**DATA SHOWN:**
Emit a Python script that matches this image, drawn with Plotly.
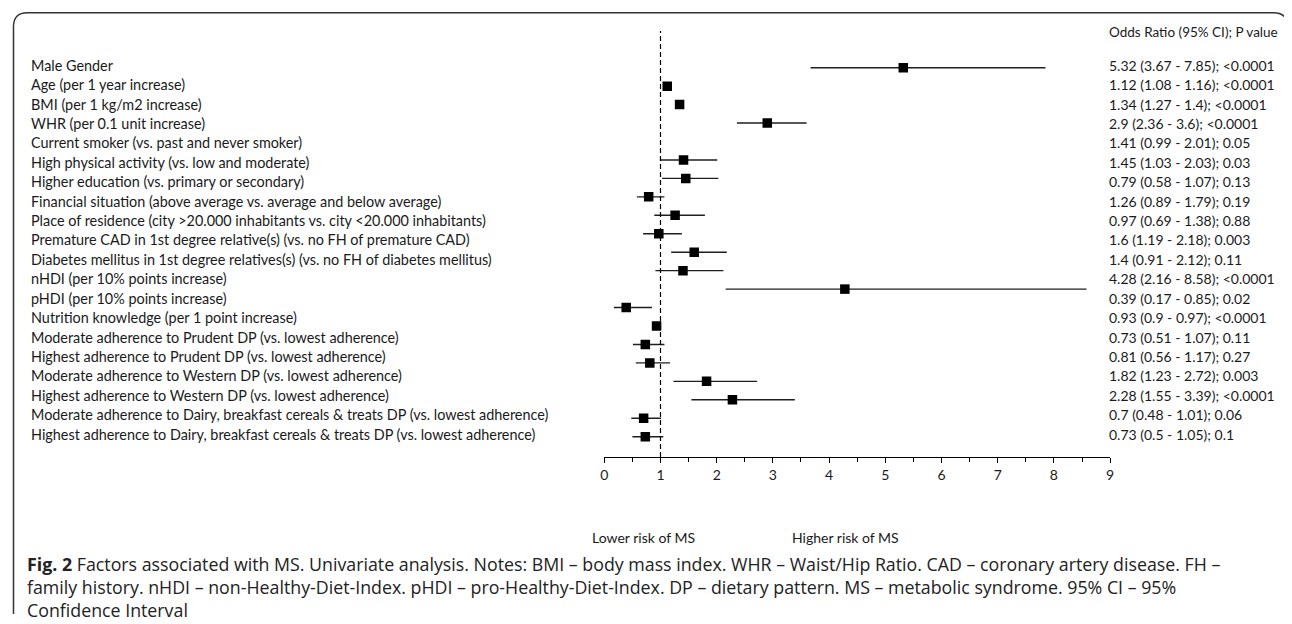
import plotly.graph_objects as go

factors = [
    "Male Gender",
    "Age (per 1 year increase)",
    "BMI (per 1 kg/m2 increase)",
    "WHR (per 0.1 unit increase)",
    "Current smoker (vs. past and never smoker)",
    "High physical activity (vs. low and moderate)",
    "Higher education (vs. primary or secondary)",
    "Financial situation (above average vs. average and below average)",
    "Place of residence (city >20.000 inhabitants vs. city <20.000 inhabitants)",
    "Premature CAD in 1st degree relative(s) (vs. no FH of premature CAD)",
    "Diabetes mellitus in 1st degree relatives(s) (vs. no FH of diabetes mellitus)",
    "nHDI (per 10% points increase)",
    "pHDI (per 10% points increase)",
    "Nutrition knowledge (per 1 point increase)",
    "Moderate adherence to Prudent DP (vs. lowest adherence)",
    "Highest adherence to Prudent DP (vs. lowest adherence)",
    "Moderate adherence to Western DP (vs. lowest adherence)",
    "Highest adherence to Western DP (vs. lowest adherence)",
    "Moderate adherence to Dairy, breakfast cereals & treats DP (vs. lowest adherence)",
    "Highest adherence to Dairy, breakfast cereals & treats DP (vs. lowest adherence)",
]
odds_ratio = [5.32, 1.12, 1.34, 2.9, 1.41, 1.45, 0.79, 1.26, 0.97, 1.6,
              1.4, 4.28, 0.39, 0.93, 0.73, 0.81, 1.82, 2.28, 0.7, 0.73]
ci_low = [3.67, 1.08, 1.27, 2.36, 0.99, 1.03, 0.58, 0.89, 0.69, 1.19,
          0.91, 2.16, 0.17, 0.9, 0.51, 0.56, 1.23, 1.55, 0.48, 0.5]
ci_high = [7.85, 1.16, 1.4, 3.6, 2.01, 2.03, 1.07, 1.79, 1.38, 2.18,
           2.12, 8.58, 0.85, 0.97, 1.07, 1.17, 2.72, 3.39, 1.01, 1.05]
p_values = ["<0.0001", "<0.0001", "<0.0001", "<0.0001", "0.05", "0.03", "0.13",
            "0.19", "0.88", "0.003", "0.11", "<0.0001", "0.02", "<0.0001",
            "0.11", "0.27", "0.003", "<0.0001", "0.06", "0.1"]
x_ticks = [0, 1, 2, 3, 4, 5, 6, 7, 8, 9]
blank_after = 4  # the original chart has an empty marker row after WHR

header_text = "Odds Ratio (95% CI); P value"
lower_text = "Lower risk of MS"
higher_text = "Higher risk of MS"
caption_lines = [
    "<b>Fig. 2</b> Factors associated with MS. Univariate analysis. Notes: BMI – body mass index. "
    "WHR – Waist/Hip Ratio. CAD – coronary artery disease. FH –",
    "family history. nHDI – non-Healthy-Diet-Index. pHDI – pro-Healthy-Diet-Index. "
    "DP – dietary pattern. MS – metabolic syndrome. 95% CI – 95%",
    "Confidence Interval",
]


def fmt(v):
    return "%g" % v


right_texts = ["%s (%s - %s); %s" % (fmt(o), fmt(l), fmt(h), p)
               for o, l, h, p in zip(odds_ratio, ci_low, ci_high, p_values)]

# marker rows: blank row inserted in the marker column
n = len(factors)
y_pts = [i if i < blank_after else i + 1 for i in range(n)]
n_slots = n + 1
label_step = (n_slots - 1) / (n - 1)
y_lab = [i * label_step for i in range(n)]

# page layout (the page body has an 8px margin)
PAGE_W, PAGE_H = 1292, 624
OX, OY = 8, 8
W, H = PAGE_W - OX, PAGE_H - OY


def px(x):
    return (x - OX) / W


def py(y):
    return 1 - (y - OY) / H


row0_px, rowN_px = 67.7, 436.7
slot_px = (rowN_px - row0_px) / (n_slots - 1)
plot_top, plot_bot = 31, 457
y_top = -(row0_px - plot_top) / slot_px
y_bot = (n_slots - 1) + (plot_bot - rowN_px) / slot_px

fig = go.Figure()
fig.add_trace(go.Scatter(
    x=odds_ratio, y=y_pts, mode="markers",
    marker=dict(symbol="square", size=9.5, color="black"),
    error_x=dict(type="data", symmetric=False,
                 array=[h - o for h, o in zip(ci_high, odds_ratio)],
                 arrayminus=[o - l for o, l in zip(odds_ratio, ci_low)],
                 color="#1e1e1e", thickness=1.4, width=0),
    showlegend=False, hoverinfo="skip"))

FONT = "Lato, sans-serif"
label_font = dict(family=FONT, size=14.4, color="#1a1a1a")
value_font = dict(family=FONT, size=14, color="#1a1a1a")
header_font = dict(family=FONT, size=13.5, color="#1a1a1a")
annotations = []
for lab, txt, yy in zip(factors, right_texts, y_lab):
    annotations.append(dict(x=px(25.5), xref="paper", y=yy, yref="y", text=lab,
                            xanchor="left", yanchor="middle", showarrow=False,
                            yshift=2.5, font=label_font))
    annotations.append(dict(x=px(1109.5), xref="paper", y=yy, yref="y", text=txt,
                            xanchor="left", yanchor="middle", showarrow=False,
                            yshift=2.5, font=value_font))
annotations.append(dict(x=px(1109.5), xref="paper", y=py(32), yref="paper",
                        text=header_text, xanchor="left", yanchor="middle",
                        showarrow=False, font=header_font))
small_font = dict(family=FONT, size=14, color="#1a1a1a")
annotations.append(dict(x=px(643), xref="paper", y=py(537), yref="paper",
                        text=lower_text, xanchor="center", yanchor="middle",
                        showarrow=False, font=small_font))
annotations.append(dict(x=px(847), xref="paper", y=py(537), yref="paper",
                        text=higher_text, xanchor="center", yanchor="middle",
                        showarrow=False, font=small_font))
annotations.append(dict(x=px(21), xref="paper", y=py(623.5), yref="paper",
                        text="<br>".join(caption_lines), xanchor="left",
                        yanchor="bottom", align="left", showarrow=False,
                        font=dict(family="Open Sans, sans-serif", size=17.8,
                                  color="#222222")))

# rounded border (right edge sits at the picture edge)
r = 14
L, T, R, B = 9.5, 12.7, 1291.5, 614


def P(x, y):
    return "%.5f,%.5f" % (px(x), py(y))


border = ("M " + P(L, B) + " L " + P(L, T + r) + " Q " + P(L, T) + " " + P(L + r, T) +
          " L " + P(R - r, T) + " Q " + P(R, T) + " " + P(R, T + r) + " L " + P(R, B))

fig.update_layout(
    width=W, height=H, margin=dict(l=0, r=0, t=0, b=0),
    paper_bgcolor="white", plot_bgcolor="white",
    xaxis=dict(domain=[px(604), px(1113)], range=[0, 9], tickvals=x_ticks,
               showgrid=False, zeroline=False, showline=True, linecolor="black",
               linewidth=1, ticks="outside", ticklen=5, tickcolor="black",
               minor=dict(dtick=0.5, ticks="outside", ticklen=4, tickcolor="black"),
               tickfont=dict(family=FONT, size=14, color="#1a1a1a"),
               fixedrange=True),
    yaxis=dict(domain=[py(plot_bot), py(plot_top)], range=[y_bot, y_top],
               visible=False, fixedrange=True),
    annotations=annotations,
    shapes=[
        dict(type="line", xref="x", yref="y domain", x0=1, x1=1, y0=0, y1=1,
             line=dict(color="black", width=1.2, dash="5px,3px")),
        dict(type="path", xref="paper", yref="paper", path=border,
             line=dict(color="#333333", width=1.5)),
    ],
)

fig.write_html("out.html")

---

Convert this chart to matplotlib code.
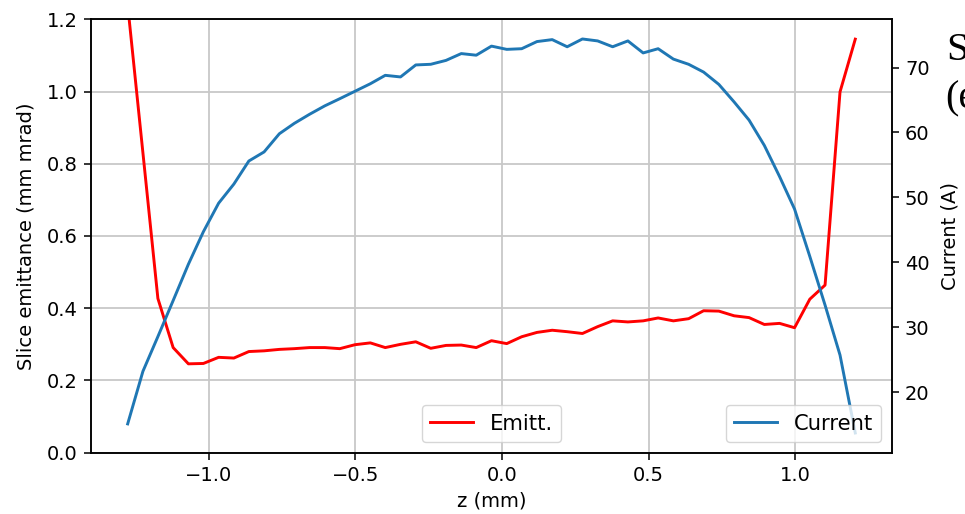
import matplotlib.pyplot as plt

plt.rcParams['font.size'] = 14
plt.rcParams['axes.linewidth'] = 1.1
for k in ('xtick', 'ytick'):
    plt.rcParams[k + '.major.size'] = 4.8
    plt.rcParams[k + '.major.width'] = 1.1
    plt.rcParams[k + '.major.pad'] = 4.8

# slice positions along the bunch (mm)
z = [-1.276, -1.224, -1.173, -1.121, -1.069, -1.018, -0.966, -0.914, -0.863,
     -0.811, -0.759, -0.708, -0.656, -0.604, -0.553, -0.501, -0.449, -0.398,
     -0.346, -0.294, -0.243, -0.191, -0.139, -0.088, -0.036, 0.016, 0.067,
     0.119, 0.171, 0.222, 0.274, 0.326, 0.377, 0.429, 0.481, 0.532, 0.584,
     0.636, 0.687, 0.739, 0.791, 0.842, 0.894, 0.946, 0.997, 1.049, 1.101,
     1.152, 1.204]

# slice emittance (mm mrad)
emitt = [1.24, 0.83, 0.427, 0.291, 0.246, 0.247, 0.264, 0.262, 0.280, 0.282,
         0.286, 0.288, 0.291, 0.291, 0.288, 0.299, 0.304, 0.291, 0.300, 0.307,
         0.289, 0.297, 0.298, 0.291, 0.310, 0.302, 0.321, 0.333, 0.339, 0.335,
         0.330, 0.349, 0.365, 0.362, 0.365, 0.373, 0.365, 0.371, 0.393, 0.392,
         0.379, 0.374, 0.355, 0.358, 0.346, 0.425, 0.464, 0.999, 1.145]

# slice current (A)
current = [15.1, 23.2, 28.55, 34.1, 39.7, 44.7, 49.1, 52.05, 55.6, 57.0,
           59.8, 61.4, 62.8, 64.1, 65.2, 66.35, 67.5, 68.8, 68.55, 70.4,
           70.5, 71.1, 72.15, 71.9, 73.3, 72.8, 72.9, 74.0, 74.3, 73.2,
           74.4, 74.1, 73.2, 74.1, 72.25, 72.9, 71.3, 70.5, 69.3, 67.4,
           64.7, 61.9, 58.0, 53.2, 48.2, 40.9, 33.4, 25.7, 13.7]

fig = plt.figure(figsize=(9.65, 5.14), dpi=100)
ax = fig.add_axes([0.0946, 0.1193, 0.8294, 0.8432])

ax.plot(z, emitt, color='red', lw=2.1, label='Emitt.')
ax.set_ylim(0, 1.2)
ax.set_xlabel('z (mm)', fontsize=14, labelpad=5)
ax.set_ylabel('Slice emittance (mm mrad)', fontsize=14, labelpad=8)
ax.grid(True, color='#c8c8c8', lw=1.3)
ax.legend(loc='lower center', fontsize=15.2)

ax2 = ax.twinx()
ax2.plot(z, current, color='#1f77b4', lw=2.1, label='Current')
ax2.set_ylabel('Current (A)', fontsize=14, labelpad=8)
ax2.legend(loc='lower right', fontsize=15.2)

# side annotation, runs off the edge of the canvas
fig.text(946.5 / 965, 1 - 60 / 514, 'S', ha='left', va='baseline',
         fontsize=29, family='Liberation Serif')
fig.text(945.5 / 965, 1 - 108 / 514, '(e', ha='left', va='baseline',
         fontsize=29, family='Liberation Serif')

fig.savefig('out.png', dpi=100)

--

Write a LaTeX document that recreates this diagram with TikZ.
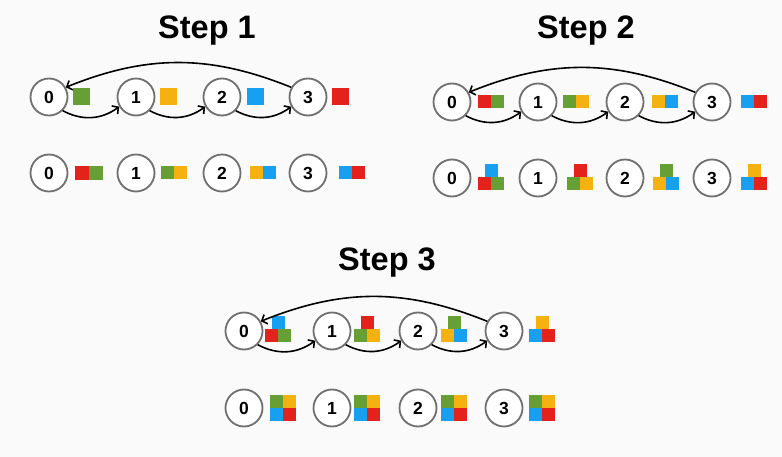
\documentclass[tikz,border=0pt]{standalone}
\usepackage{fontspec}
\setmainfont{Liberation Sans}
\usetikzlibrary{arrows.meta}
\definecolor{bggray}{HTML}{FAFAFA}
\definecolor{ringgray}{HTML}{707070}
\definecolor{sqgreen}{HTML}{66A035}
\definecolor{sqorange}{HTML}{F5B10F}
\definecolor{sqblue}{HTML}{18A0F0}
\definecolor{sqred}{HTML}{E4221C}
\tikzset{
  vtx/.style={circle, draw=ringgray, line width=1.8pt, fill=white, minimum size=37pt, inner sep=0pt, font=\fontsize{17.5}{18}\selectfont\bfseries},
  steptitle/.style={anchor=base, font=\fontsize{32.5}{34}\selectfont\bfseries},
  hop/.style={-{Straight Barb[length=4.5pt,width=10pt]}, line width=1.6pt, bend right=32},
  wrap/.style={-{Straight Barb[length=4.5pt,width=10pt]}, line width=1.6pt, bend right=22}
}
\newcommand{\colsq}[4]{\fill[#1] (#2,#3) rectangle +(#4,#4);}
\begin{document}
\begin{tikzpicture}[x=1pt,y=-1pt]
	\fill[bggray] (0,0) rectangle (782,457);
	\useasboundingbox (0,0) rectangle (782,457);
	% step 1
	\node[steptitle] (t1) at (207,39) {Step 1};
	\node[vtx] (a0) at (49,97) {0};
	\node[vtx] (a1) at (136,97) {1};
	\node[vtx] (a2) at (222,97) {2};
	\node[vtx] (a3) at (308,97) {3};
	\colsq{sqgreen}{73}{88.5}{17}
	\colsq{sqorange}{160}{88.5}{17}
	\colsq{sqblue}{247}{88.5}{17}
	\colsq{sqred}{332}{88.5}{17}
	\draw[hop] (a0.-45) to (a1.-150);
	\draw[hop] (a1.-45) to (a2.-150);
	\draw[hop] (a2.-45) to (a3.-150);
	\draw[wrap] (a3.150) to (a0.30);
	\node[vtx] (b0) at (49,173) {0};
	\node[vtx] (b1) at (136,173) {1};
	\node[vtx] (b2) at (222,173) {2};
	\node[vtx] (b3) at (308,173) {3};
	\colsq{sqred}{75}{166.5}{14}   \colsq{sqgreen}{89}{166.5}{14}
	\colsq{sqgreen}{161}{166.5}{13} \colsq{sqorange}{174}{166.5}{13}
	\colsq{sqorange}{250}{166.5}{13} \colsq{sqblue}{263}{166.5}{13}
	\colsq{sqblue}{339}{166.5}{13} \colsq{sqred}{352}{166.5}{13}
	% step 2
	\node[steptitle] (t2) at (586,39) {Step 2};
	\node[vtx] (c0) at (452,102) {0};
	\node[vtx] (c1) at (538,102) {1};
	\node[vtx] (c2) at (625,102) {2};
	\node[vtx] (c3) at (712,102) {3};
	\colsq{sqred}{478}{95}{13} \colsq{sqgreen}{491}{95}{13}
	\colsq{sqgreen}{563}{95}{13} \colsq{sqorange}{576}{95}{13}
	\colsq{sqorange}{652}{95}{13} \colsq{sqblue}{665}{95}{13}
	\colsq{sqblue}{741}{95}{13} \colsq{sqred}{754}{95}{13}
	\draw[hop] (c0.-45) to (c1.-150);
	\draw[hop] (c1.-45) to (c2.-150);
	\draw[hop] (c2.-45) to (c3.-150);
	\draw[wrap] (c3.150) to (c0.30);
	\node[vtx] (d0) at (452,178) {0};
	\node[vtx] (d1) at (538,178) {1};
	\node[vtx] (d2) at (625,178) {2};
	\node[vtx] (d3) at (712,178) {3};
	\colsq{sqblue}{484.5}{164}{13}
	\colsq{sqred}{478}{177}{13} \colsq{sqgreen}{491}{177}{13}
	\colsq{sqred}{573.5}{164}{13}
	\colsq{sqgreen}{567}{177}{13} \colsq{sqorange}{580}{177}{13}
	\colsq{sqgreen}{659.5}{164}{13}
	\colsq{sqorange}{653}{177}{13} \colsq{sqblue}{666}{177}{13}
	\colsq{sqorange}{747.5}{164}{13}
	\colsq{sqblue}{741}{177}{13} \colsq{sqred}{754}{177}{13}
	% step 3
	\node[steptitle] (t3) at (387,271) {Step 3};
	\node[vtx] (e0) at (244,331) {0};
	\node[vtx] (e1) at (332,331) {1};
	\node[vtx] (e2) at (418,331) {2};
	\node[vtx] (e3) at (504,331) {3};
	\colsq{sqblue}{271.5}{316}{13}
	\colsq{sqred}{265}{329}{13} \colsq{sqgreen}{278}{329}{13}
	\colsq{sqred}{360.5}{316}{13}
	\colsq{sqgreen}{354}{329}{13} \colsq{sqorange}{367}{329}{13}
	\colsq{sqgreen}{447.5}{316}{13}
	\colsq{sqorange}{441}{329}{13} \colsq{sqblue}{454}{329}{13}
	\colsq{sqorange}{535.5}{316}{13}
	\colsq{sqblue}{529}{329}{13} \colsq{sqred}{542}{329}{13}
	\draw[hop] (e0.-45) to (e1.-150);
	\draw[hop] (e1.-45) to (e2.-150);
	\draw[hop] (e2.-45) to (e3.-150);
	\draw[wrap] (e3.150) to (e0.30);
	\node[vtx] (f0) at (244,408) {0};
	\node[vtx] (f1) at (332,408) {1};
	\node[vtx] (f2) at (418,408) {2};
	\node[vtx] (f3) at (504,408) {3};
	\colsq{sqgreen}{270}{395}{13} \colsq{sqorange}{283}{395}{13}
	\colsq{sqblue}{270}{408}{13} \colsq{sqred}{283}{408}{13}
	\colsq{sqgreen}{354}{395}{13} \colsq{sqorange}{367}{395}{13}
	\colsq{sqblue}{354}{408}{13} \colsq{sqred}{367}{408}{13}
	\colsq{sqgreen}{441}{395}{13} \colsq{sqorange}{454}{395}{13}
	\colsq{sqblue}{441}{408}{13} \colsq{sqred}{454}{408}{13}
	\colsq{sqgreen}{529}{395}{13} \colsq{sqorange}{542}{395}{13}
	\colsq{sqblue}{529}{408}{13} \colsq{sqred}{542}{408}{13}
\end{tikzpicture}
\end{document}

**PROBLEM DESCRIPTION:**
Look through the records and gather every line containing "this".

**RESULT:**
Emit a Python script that matches this image, drawn with Plotly.
Convert this chart to matplotlib code.
Write a LaTeX document that recreates this diagram with TikZ.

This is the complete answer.